Because the initial idea for Anon is quite clever and leaves plenty of room for exploration – we have a future world (strongly resembling our present), where each person is equipped with an electronic chip in their eyes at birth, which functions like a smartphone (allows making calls, browsing the internet, ordering pizza, identifying people on the street, and much more), and additionally records the person’s entire life in video form and saves it in the Ether (equivalent of our internet). On the one hand, this technology has eliminated any privacy for citizens, but on the other hand, there are no crimes thanks to it, as law enforcement can review any image from a suspect’s eyes and solve cases on the spot. However, the life of one of the detectives, Sal Frieland (Clive Owen), changes drastically when he starts pursuing a hacker who has “erased” herself from this seemingly perfect system – the woman is also suspected of murders, making the intimacy between the characters, based on lies, not promising a happy ending.

Anon Clive Owen

And initially, it works quite well – Niccol slowly introduces the viewer to the world of Anon, following Owen’s perspective and combining the display of technological curiosities with the convention of a dark crime drama and scenic minimalism, emphasizing the “transparency” of the future world. Unfortunately, it quickly becomes apparent that the plot had strength only for a good start here, and halfway through, it’s already struggling to breathe – the dissection of future voyeurism, where you can send memories to a friend and change your digital sins (meeting with a prostitute?
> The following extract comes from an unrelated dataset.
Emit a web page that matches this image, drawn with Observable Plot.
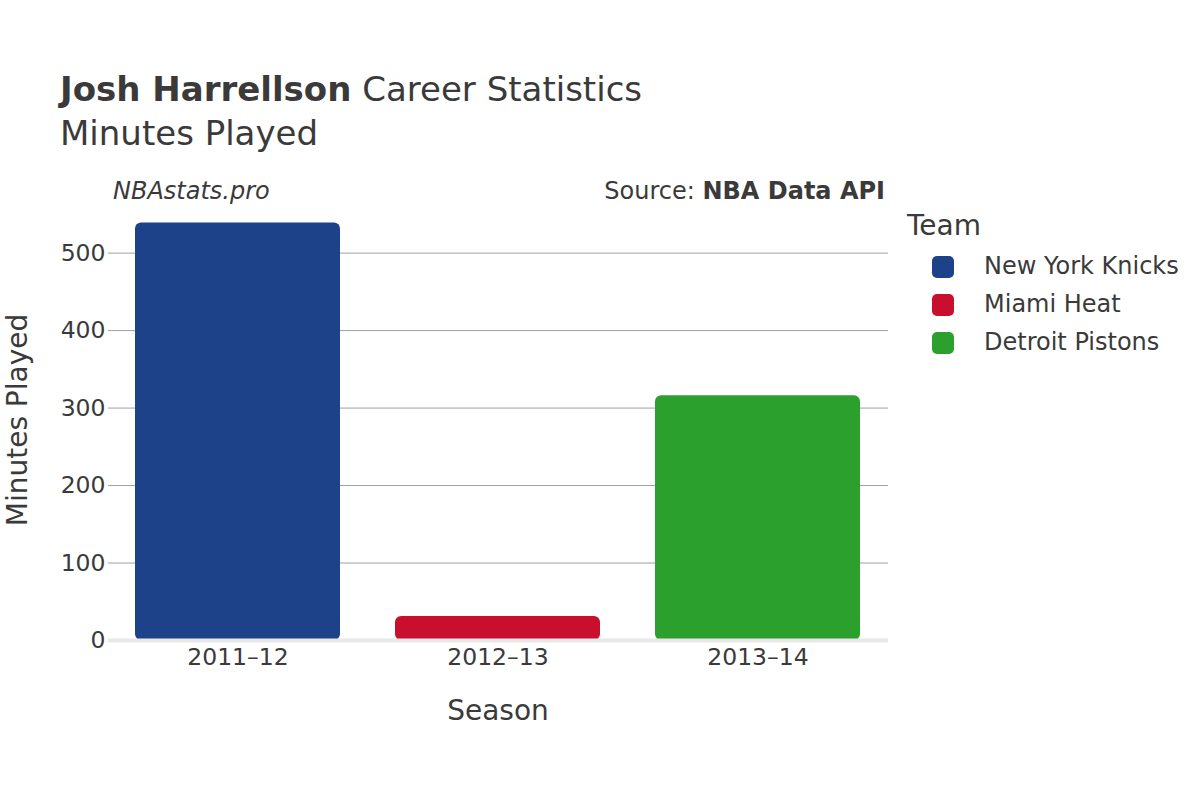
<!DOCTYPE html>
<html><head><meta charset="utf-8">
<script src="https://cdn.jsdelivr.net/npm/d3@7"></script>
<script src="https://cdn.jsdelivr.net/npm/@observablehq/plot@0.6"></script>
<style>
body{margin:0;background:#fff;font-family:"DejaVu Sans",sans-serif;color:#333;}
#wrap{position:relative;width:1200px;height:800px;overflow:hidden;}
.t{position:absolute;white-space:nowrap;color:#3a3a3a;}
#wrap svg text{font-size:23.5px;}
</style></head><body>
<div id="wrap"></div>
<script>
const seasons = ["2011–12", "2012–13", "2013–14"];
const teams = ["New York Knicks", "Miami Heat", "Detroit Pistons"];
const minutes = [539, 31, 316];
const teamColors = ["#1d428a", "#c8102e", "#2ca02c"];
const yTicks = [0, 100, 200, 300, 400, 500];

const data = seasons.map((s, i) => ({season: s, team: teams[i], minutes: minutes[i]}));

const plot = Plot.plot({
  width: 1200, height: 800,
  marginLeft: 108, marginRight: 312, marginTop: 210, marginBottom: 160,
  style: {fontFamily: "DejaVu Sans, sans-serif", color: "#3a3a3a", background: "transparent", fontSize: "23.5px"},
  x: {domain: seasons, paddingInner: 0.21, paddingOuter: 0.1, label: null},
  y: {domain: [0, 555], label: null},
  color: {domain: teams, range: teamColors},
  marks: [
    Plot.gridY(yTicks.filter(d => d > 0), {stroke: "#a0a0a0", strokeOpacity: 1, strokeWidth: 1}),
    Plot.barY(data, {x: "season", y: "minutes", fill: "team", rx: 6}),
    Plot.ruleY([0], {stroke: "#e8e8e8", strokeWidth: 4}),
    Plot.axisY({ticks: yTicks, tickSize: 0, tickPadding: 3, label: null}),
    Plot.axisX({tickSize: 0, tickPadding: 8, label: null})
  ]
});
const wrap = document.getElementById("wrap");
plot.style.position = "absolute";
plot.style.left = "0"; plot.style.top = "0";
wrap.appendChild(plot);

function addText(html, css) {
  const d = document.createElement("div");
  d.className = "t";
  d.innerHTML = html;
  Object.assign(d.style, css);
  wrap.appendChild(d);
  return d;
}
addText('<b>Josh Harrellson</b> Career Statistics', {left: "60px", top: "69px", fontSize: "34px"});
addText('Minutes Played', {left: "60px", top: "113px", fontSize: "34px"});
addText('<i>NBAstats.pro</i>', {left: "113px", top: "177px", fontSize: "24px"});
addText('Source: <b>NBA Data API</b>', {right: "315px", top: "177px", fontSize: "24px"});
addText('Season', {left: "498px", top: "694px", fontSize: "28px", transform: "translateX(-50%)"});
addText('Minutes Played', {left: "17px", top: "420px", fontSize: "28px", transform: "translate(-50%,-50%) rotate(-90deg)"});
addText('Team', {left: "907px", top: "209px", fontSize: "28px"});
teams.forEach((t, i) => {
  const y = 267 + i * 38;
  const sw = document.createElement("div");
  Object.assign(sw.style, {position: "absolute", left: "932px", top: (y - 11) + "px", width: "22px", height: "22px", borderRadius: "5px", background: teamColors[i]});
  wrap.appendChild(sw);
  addText(t, {left: "984px", top: (y - 15) + "px", fontSize: "24px"});
});
</script>
</body></html>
The right hacker will turn it into a boring evening with pizza) is tempting and frightening, but the narrative doesn’t keep up with it; too slow, loose, as if aware that it has the plot for an intense episode of a series, not a full-length film.

Anon Rachel Roberts

The fact that the conflict here is tedious due to cardboard characters doesn’t help either – yes, they are decently acted, because Owen was born with a face for playing mannered detectives in trench coats, and Amanda Seyfried is a statuesque femme fatale, but their characters are not developed in any way, and the viewer has no reason to care about their fate. And the worst part is the finale of Anon, because Niccol tries to somehow summarize quite bizarre and accelerated solutions, some threads are pulled out of a hat, technological elements are somewhat sidelined, and a simple crime takes over the scene. And suddenly, the characters just throw a few phrases like fortune cookies, and the viewer wonders, “Is that it?”

Anon Clive Owen

Unfortunately, Anon is a stale film that lacks a concept for being a crime story, forgets too often that it’s science fiction, and as a film, it simply bores and doesn’t allow the specific cast to spread their wings. At times, it’s such a jaded production that, combined with Owen’s face, it feels like it’s about to collapse in on itself. You can watch it when you have more time on some evening, especially since it’s just a click away on Netflix, but it’s an intriguing idea broken down into pieces – completely forgettable after viewing, reminiscent of an unsuccessful episode of the aforementioned Black Mirror. It’s a pity because this is the second – after In Time – failure of Niccol on an interesting concept. Unfortunately, the future seems to have surpassed him for good.